Geosciences researchers will use data from new NASA lander to learn about Mars interior, core
November 20, 2018
When NASA’s new InSight lander touches down on Mars on Nov. 26 to begin new explorations of the Red Planet’s interior structure, Virginia Tech’s Scott King will be anxiously awaiting the first feedback of data.
King, a professor with the Department of Geosciences in the Virginia Tech College of Science, is heading one of 24 new research teams selected this past summer by NASA to receive data science collected by the lander as it explores the planet during the next four years. When InSight – that’s short for Interior Exploration using Seismic Investigations, Geodesy, and Heat Transport – arrives on Mars after its 301 million-mile journey, the robotic explorer will take on the mission of studying Mars’ crust, mantle, and core.
In NASA’s words, this first-of-its-kind mission will “give the Red Planet its first thorough checkup since it formed 4.5 billion years ago.” In King’s words, “I’ll be thinking a lot about what's inside Mars for the next few years.” King will focus on the size of Mars’ core and how it moves and wobbles, or rotates.
“At the end of the project, I hope that we have a model for the composition of the interior of Mars, including the composition of the core, the size of the core, and the composition of the rocky mantle above it,” King said. “I hope this model will be consistent with all the available observations we have — from InSight, from Martian meteorites, from the compositions of the surface rocks from the rovers, and from the global models of gravity and topography. Knowing the composition will help us understand Mars’ evolution through time: When did the magnetic field start and stop? And why did it stop? What is the origin of the large volcanoes and why are they on one hemisphere of Mars?”

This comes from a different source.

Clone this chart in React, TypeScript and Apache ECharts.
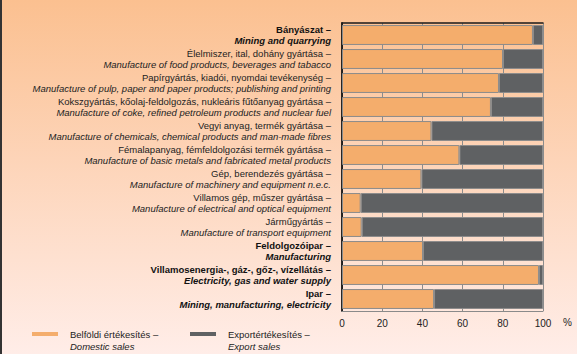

InSight’s exploration of Mars is not King’s first project with NASA. He was part of the Dawn at Ceres mission and is continuing to study Ceres, the largest body in the asteroid belt. He has published papers on Mercury, Venus, Earth, and Mars. The Red Planet, though, has remained a top focus.
“I’ve always been fascinated with the large volcanoes on Mars, including Olympus Mons, the largest volcano in the solar system,” King said. “It seemed counter-intuitive to me that a planet smaller than Earth would have volcanoes two to three times larger than Earth.”
Working with King will be Josh Murphy, a geosciences doctoral student from Stafford, Virginia. “I have long been curious about the internal structure of Mars, particularly the state of the core - solid vs. liquid - and how geologically active present-day Mars is. The data from InSight will help answer these questions as well as provide key constraints for my research modeling the volcanic history of the Red Planet.”
InSight launched on May 5 from Vandenberg Air Force Base in California and is managed by JPL, a division of Caltech, and is part of NASA’s Discovery Program.
Before the craft launched, NASA received 100 or so proposals from scientists seeking to join InSight's science team and work with the data that would be returned from InSight. King ended up being among the 24 finalists. Unlike NASA’s Hubble Space Telescope, where scientists “borrow” time on the observatory to take on specific missions, Scott and his fellow scientists will be part of an early core group to get a first look at data as its collected by InSight.
“We are developing numerical models using laboratory measurements to interpret the seismic data,” King said. “What we really want to know is what is the composition of the interior and does it change with depth? We take the seismic data and compare that with various assumed compositions and find the composition that best fits the data.”
NASA said one instrument on the lander will burrow beneath the surface as it seeks out how the planet was formed.
“Studying Mars’ interior structure answers key questions about the early formation of rocky planets in our inner solar system — Mercury, Venus, Earth, and Mars — more than 4 billion years ago, as well as rocky exoplanets,” the agency said. It’s not the first time NASA has tried to study the interior of the planet. In the 1976 Viking lander, the robot’s seismometer failed because it was too exposed to the windy environment.